:: DATA SEGMENT ::
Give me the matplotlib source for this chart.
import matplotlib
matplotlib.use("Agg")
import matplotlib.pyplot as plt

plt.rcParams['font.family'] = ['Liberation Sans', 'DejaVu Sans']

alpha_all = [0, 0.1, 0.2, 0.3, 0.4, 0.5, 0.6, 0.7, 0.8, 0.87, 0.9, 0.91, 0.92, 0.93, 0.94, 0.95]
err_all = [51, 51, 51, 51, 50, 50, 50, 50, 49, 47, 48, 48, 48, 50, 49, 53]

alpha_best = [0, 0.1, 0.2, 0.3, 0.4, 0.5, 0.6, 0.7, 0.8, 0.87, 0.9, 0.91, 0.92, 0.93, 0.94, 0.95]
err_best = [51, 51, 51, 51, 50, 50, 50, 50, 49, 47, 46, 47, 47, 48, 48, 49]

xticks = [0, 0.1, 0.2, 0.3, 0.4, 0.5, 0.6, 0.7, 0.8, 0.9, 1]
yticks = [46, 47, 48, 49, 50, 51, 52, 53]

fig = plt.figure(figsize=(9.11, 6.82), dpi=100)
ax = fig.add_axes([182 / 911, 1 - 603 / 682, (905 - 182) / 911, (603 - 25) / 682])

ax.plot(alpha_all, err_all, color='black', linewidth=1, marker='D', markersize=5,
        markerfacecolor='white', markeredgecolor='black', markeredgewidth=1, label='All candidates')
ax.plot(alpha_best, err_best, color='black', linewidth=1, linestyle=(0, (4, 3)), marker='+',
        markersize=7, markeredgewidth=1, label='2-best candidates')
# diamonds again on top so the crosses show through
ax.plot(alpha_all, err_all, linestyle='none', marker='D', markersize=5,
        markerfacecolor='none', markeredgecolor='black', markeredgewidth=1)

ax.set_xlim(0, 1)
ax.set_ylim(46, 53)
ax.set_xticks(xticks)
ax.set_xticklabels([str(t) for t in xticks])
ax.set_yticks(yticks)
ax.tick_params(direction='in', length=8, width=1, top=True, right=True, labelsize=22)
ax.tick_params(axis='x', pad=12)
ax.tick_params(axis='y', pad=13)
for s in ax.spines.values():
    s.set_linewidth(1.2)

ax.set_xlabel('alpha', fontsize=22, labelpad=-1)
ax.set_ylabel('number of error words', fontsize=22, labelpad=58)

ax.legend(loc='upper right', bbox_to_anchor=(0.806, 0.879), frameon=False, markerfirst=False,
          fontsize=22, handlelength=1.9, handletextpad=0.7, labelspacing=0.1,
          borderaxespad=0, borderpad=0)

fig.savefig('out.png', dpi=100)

:: SET TASK ::
Count every line of the material above that holds the string "matplotlib", then state only the total.

:: ANSWER TO THE TASK ::
4